Thursday, May 16, 2013

OpenVPN and XOR obfuscation

UPDATED: 13/09/2016

I patched the the current version 2.3.10 and pushed it in to my git hub: 
https://github.com/shenavaa/openvpn


UPDATED 15/07/2014:

I managed to patch and compile the latest version of Openvpn-2.3.4 for Windows. Please download compiled windows Autoinstaller binaries from here and the sources from here.

----


I went somewhere for a while and during my visit, I had a chance to play around OpenVPN. During a lazy afternoon I came up with a silly idea adding a layer of XOR obfuscation on top of whatever already exists in OpenVPN. I even managed to compile the windows client of openVPN and run it on windows.

The good thing about XOR obfuscation is that, it has no overhead on top of packets and it is so fast and easy.

The bigger an organization is, the harder it would be for LI/Security layers to detect the algorithm or the protocol of the packets on the network. I have seen AI engines learning protocols and used to block unwanted and recently undetected packets ! - Their solution is sillier than what I just did. Trust me. ;)

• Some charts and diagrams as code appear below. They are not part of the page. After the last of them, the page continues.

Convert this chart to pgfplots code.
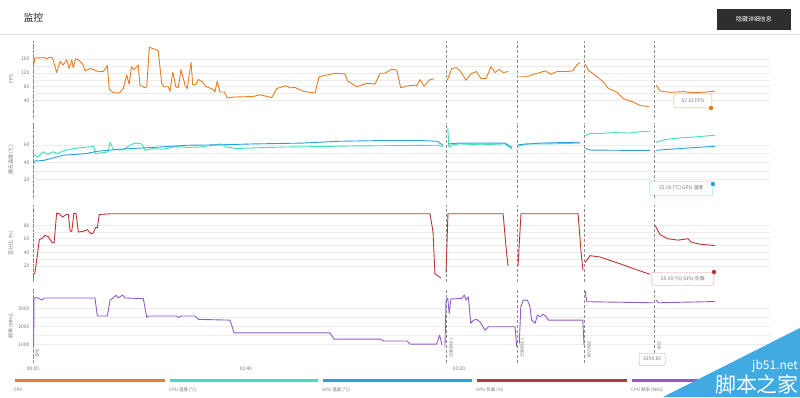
\documentclass[border=0pt]{standalone}
\usepackage{fontspec}
\setmainfont{Noto Sans CJK SC}
\usepackage{pgfplots}
\usepackage{pgfplotstable}
\pgfplotsset{compat=1.18}
\definecolor{cFPS}{RGB}{230,126,34}
\definecolor{cCPUT}{RGB}{64,224,190}
\definecolor{cGPUT}{RGB}{45,160,222}
\definecolor{cLoad}{RGB}{192,52,52}
\definecolor{cFreq}{RGB}{145,92,200}
\definecolor{gridc}{RGB}{236,236,236}
\definecolor{labc}{RGB}{120,120,120}
\definecolor{wm}{RGB}{64,170,225}
\tikzset{yaxisline/.style={black!45, densely dotted, line width=1.1bp}}

\pgfplotstableread{
t v
0 133
0.9 163
5.6 164
6.4 160
7.7 165
9.2 163
11.1 121
12.7 153
14.2 143
15.8 158
17.0 133
18.2 158
18.9 135
20.0 160
21.3 158
23.6 143
24.4 126
26.8 133
30.7 124
33.0 124
34.9 141
35.8 73
37.7 63
40.5 62
42.4 75
44.0 114
45.1 87
46.3 138
47.4 129
49.4 143
50.2 85
52.6 77
53.4 80
54.6 194
58.8 184
60.4 90
61.5 80
63.5 80
64.3 67
65.6 122
67.1 80
68.2 77
69.5 130
71.4 85
72.4 75
74.2 150
75.0 85
76.5 87
77.6 101
79.7 94
80.8 82
84.7 72
85.4 65
86.5 96
87.8 65
89.8 65
91.2 48
93.3 50
97.2 51
103.4 52
106.6 57
112.1 49
114.4 75
118.8 83
120.7 77
123.0 78
126.9 67
132.4 62
134.3 109
137.9 114
141.8 119
146.5 117
147.7 97
152.0 80
156.7 90
160.6 88
162.9 119
165.3 119
168.4 131
170.8 128
172.6 77
175.5 82
179.3 85
180.1 82
181.7 101
183.6 82
186.4 101
188.3 103
191 nan
194.5 99
196.6 133
198.9 135
200.8 124
203.3 99
205.5 117
208.0 124
210.3 104
212.7 104
215.0 138
216.9 121
218.9 130
220.8 121
223.2 124
225 nan
228.3 109
231.8 109
234.9 116
238.0 121
240.4 126
243.2 116
245.9 124
250.6 124
253.4 126
255.3 143
256.8 150
258 nan
259.2 146
260.7 128
264.7 109
267.8 94
270.1 75
274.0 65
277.1 46
281.8 36
285.0 26
289.3 23
291 nan
292.5 85
294.4 68
299.1 64
305.3 66
310.0 63
316.3 65
320.2 67.61
}\fpsdata

\pgfplotstableread{
t v
0 49
2.3 46
4.7 52
7.0 49
9.4 52
11.7 50
14.1 53
18.8 55.6
25.4 57.5
28.6 58
29.1 50
32.9 51
35.2 52
36.2 63
37.7 54.5
42.3 54
45.5 59.5
47.9 62
51.0 61
52.6 53.7
56.3 55.6
61.0 55
67.5 58
72.2 57
78.4 57.5
84.5 59.5
87.8 61
90.9 57.5
95.6 55.6
103.3 56.5
119.3 57.5
134.7 58
150.2 58.7
166.2 59
189.7 59.5
192.5 58
193.5 nan
194.7 80
195.3 57
196.7 60
200.5 61
209.9 60
221.6 61
224.9 55
226 nan
227.7 58
231 61
242.7 61
256.8 62
258 nan
259.2 71
261.5 73
266.2 73
273.2 74
280.3 73.5
285 75
289.7 75.7
291 nan
292.5 63
296.7 66
303.8 68
310.8 69
315.5 70
320.2 71
}\cputemp

\pgfplotstableread{
t v
0 38.5
0.9 41.5
4.8 42
9.5 45
14.2 48
25.2 50
29.9 52.5
40.8 55
56.3 57
72.2 59.5
87.8 60
103.3 61
126.8 62
142.7 64
166.2 65
181.7 65
189.7 64
192.5 59.5
193.5 nan
194.8 61
200.5 62
221.6 62
224.9 57
226 nan
227.7 60
238 62
256.8 63
258 nan
259.2 56
261.5 54
275.6 53.7
289.7 53.7
291 nan
292.5 53.7
296.7 54.5
308.5 56.5
320.2 58.3
}\gputemp

\pgfplotstableread{
t v
0 0
0.3 8
0.9 9
3.0 59
4.1 60
5.6 65
7.2 63
8.8 55
9.9 54
11.1 98
12.3 97
13.9 92
15.5 96
16.6 96
17.4 71.5
18.2 71
19.2 98
20.2 97
21.3 70
23.6 71
25.5 73.5
27.1 67.6
28.3 68.5
29.4 77
30.2 76
31.1 96
36.2 97
54.9 97
101.9 97
172.3 97
186.4 97
187.8 70
188.7 8
190.1 5
191.5 2
193 nan
193.9 10
194.8 97
219.3 97
220.7 97
222 50
223 20
225 nan
227.7 20
229.1 97
255.9 97
257.3 40
258.2 13
258.8 nan
259.2 25
261.5 35
266.2 33
275.6 23
281.7 16
289.7 7.4
291 nan
292 80
294.4 66
298.1 60
302.8 58
307.5 60
309 55
313.1 52
320.2 50
}\gpuload

\pgfplotstableread{
t v
0 3470
0.3 950
0.5 3600
2.5 3590
4.1 3470
5.6 3590
29.1 3590
30.2 2580
34.9 2580
36.2 3470
37.6 3590
39.0 3750
39.9 3590
42.1 3750
43.2 3590
51.8 3550
53.4 2500
54.1 2580
67.5 2580
68.2 2500
69.8 2580
76.1 2580
77.6 2390
92.5 2350
94.4 1640
139.4 1640
141.3 1290
162.9 1290
164.8 1180
175.6 1180
177 1010
189.5 1010
190.9 1510
192 950
192.8 nan
193.4 860
193.9 3470
194.7 3570
195.4 2730
196.2 3530
201.3 3570
202.5 3750
203.3 3470
204.4 3650
205.5 2170
206.8 2350
208.3 2390
209.9 2240
212.2 1790
213.8 1980
226.3 1980
227.1 860
227.6 nan
228.3 1050
229 3100
230.2 3470
232.1 3470
233.3 3100
234.1 2350
235.7 2170
236.8 2630
238 2540
239.6 2680
240.9 2540
241.9 2350
258.1 2350
258.7 950
259 nan
259.2 4000
260 3380
291.3 3320
291.9 nan
292.5 3470
293.6 3320
320.2 3390
}\cpufreq

\pgfplotsset{
  panel/.style={
    scale only axis, width=737bp, xmin=0, xmax=346,
    anchor=north west,
    axis line style={draw=none},
    tick style={draw=none},
    ymajorgrids, yminorgrids, minor y tick num=1,
    grid style={gridc, line width=0.6bp},
    minor grid style={gridc, line width=0.6bp},
    xtick=\empty,
    extra x ticks={0,194.1,227.2,258.7,291.5},
    extra x tick labels={},
    extra x tick style={grid=major, grid style={black!45, densely dashed, line width=0.8bp}},
    yticklabel style={font=\fontsize{5}{6}\selectfont, text=labc},
    xticklabel style={font=\fontsize{5}{6}\selectfont, text=labc},
    /pgf/number format/assume math mode=true,
    /pgf/number format/1000 sep={},
    scaled y ticks=false,
    unbounded coords=jump,
    every axis plot/.append style={line width=0.9bp, line join=round, mark=none},
  },
}

\begin{document}
\begin{tikzpicture}[x=1bp,y=1bp]
\path[use as bounding box, fill=white] (0,0) rectangle (800,-397);

% header
\node[anchor=west, font=\fontsize{10}{12}\selectfont, text=black!85] at (20,-18) {监控};
\draw[black!12, line width=0.8bp] (0,-34) -- (800,-34);
\fill[black!82] (717,-9) rectangle (791,-30);
\node[font=\fontsize{6}{7}\selectfont, text=white] at (754,-19.5) {隐藏详细信息};

% Panel 1: FPS
\begin{axis}[panel, at={(33bp,-41bp)}, height=77bp, ymin=-10, ymax=212, ytick={40,80,120,160}]
\addplot[cFPS] table[x=t,y=v] {\fpsdata};
\draw[yaxisline] (rel axis cs:0,0) -- (rel axis cs:0,1);
\end{axis}

% Panel 2: temperatures
\begin{axis}[panel, at={(33bp,-123bp)}, height=75bp, ymin=-1, ymax=85, ytick={20,40,60}]
\addplot[cCPUT] table[x=t,y=v] {\cputemp};
\addplot[cGPUT] table[x=t,y=v] {\gputemp};
\draw[yaxisline] (rel axis cs:0,0) -- (rel axis cs:0,1);
\end{axis}

% Panel 3: GPU load
\begin{axis}[panel, at={(33bp,-205bp)}, height=77bp, ymin=-4, ymax=110, ytick={20,40,60,80}]
\addplot[cLoad] table[x=t,y=v] {\gpuload};
\draw[yaxisline] (rel axis cs:0,0) -- (rel axis cs:0,1);
\end{axis}

% Panel 4: CPU frequency
\begin{axis}[panel, at={(33bp,-289bp)}, height=74bp, ymin=-50, ymax=4090, ytick={1000,2000,3000},
  xtick={0,100,200}, xticklabels={00:00,01:40,03:20}]
\addplot[cFreq] table[x=t,y=v] {\cpufreq};
\draw[yaxisline] (rel axis cs:0,0) -- (rel axis cs:0,1);
\end{axis}

% y labels
\begin{scope}[every node/.style={rotate=90, font=\fontsize{5}{6}\selectfont, text=labc}]
\node at (11,-79) {FPS};
\node at (11,-160) {摄氏温度 (°C)};
\node at (11,-243) {百分比 (\%)};
\node at (11,-326) {频率 (MHz)};
\end{scope}

% marker labels
\begin{scope}[every node/.style={rotate=90, anchor=west, font=\fontsize{4}{5}\selectfont, text=labc, inner sep=0.5bp}]
\node at (37,-358) {游戏};
\node at (451,-358) {记录测试 1};
\node at (522,-358) {记录测试 2};
\node at (589,-358) {标记测试};
\node at (659,-350) {标记};
\end{scope}

% legend
\draw[cFPS, line width=3bp] (15,-380) -- (165,-380);
\draw[cCPUT, line width=3bp] (170,-380) -- (318,-380);
\draw[cGPUT, line width=3bp] (323,-380) -- (472,-380);
\draw[cLoad, line width=3bp] (477,-380) -- (627,-380);
\draw[cFreq, line width=3bp] (632,-380) -- (782,-380);
\begin{scope}[every node/.style={anchor=west, font=\fontsize{4.5}{5}\selectfont, text=labc, inner sep=0}]
\node at (14,-390) {FPS};
\node at (169,-390) {CPU 温度 (°C)};
\node at (322,-390) {GPU 温度 (°C)};
\node at (476,-390) {GPU 负载 (\%)};
\node at (631,-390) {CPU 频率 (MHz)};
\end{scope}

% tooltips
\node[draw=cFPS!60, fill=white, rounded corners=1bp, font=\fontsize{5}{6}\selectfont, text=labc,
  anchor=south east, minimum height=14bp, minimum width=38bp, inner sep=1bp] at (712,-108) {67.61 FPS};
\fill[cFPS] (711,-108) circle (2.2);
\node[draw=cCPUT!80, fill=white, rounded corners=1bp, font=\fontsize{5}{6}\selectfont, text=labc,
  anchor=north east, minimum height=14bp, minimum width=63bp, inner sep=1bp] at (713,-181) {55.00 (°C) GPU 温度};
\fill[cGPUT] (713,-184) circle (2.2);
\node[draw=cLoad!50, fill=white, rounded corners=1bp, font=\fontsize{5}{6}\selectfont, text=labc,
  anchor=north east, minimum height=13bp, minimum width=62bp, inner sep=1bp] at (714,-272) {55.00 (\%) GPU 负载};
\fill[cLoad] (714,-272) circle (2.2);
\node[draw=cFreq!60, fill=white, rounded corners=1bp, font=\fontsize{5}{6}\selectfont, text=labc,
  anchor=north west, minimum height=12bp, minimum width=26bp, inner sep=1bp] at (639,-353) {3390.85};

% watermark
\fill[wm] (663,-397) -- (800,-328) -- (800,-397) -- cycle;
\node[anchor=east, font=\fontsize{12}{12}\selectfont, text=white, inner sep=0] at (798,-366) {jb51.net};
\node[anchor=east, font=\fontsize{21}{21}\selectfont, text=white, inner sep=0] at (799,-384) {脚本之家};
\end{tikzpicture}
\end{document}
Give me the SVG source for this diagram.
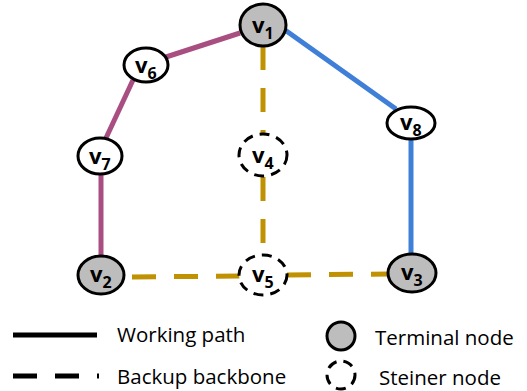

I've generally done it by adding one simple function obviously and couple of hacks in other source files.

## in xor.h
#ifndef _XOR_H
#define _XOR_H

void encbuffer(unsigned char* buf,int size ,unsigned char key);
#endif /* _XOR_H */
## in xor.c
#include "xor.h"
void encbuffer(unsigned char* buf,int size ,unsigned char key) {
    int i;
    for (i = 0; i < size ; i++) {
        *(buf + i) = *(buf + i) ^ key;
    }
}


So my OpenVPN configutation file simply turns to something as follows:

## On the server
local X.X.X.X
dev tap
verb 4
#mute 10
port 36
tun-mtu-extra 32
tun-mtu 1500
up-delay
ifconfig 172.16.4.1 255.255.255.0
ping 10
comp-lzo yes
fragment 1100
xorkey 52


## On the client
remote X.X.X.X
dev tap
verb 4
#mute 10
port 36
tun-mtu-extra 32
tun-mtu 1500
up-delay
ifconfig 172.16.4.2 255.255.255.0
ping 10
comp-lzo yes
fragment 1100
xorkey 52


My sources are here for whoever is interested to see. It's Openvpn 2.3.1. I've cleaned it up and all you need to compile the source, after unpacking, is "./configure; make; make install"


This is the beauty of open source software. Feel free to distribute the love.